Uttarakhand’s decision is derived from a 1996 Supreme Court order that directed states to form expert committees to define ‘forest’. Consequently, the Union environment ministry’s forest advisory committee clarified in October this year that states don’t need the Centre’s permission to evolve definition of unclassified land as forest.
The Times of India reported that the Uttarakhand government notified on November 23 that “deemed forests” will have to meet a minimum criteria of “land patch of 10 hectare or above with 60 percent canopy density and 75 percent native plant species”.
Concern about the applicability of these standards are rising against the backdrop of agitation in Mumbai, for example, where the government cut trees in Aarey colony to erect a shed for the metro rail project.

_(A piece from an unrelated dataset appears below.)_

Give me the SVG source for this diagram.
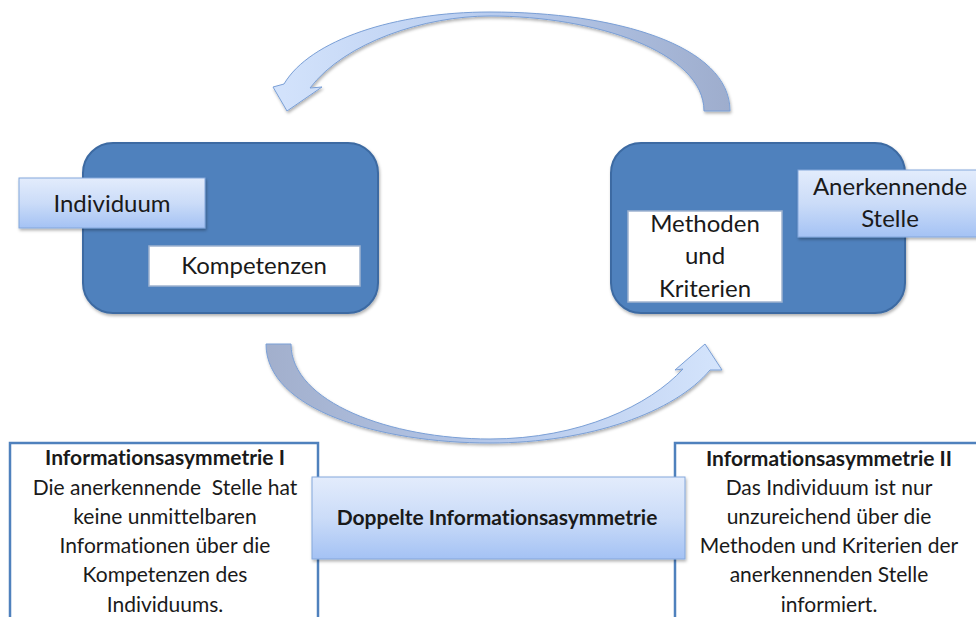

The colony hasn’t been classified as a forest.
Peter Smetacek, a conservationist based in Nainital, told Times of India that builders don’t need clearance from the forest department for construction activity in areas not defined as ‘forest’.
With the new definition, he stated that “many areas that are actually forests will not be officially recognised as one”. He added, “The state government wants to make Uttarakhand, which has around 70% forest cover, a builders’ paradise at the cost of its green cover.”
He also called the notification a “clear-cut suppression of the Forest Conservation Act of 1980” and that he and his peers would “challenge it in the Supreme Court”.
The report, which quoted various sources, said that the new definition would also allow hotel construction to begin around Corbett Tiger reserve, expedite all-weather road construction work and ease the eviction of van gujjar from some areas.
Reenu Paul, an activist and lawyer, noted that the Forest Survey of India has defined ‘forest’ as one hectare or more of land with 10% canopy cover, submitted in India’s second biennial update report in December 2018. However, a technical body of the UN Framework Convention on Climate Change, which organises annual climate conferences like the one where the Paris Agreement was forged, questioned it.
“Going by that example, how does the Uttarakhand government justify the 10-hectare explanation? The definition is totally arbitrary and they have tried to change the dictionary meaning of the word forest – any large area with trees and undergrowth – to make profits,” Smetacek continued. “Unabated construction works will now start in the hills and forests will get lost.”
In October, when the state cabinet cleared the new rules, Vimal Bhai, a member of Matu Jan Sangathan, told Indian Express that the parameter “will be used for industrialist and political beneficiaries”.
However, the state government has defended the definition; Uttarakhand forest minister Harak Singh Rawat has asserted that the criteria were drawn up in consultation with experts. “We have also taken all points under consideration and the new meaning is the need of the hour,” he said in a statement.
The Times of India report also quoted an anonymous senior scientist of the Wildlife Institution of India saying the new definition will lead to loss of animal corridors. However, the head of Uttarakhand forest force claimed in response that wildlife corridors won’t be hampered as much as further protected.
“Earlier, the term ‘deemed forest’ was not categorically defined and now with the new clear-cut definition, no one will be able to exploit the over 71% forest cover of our state,” he told the newspaper.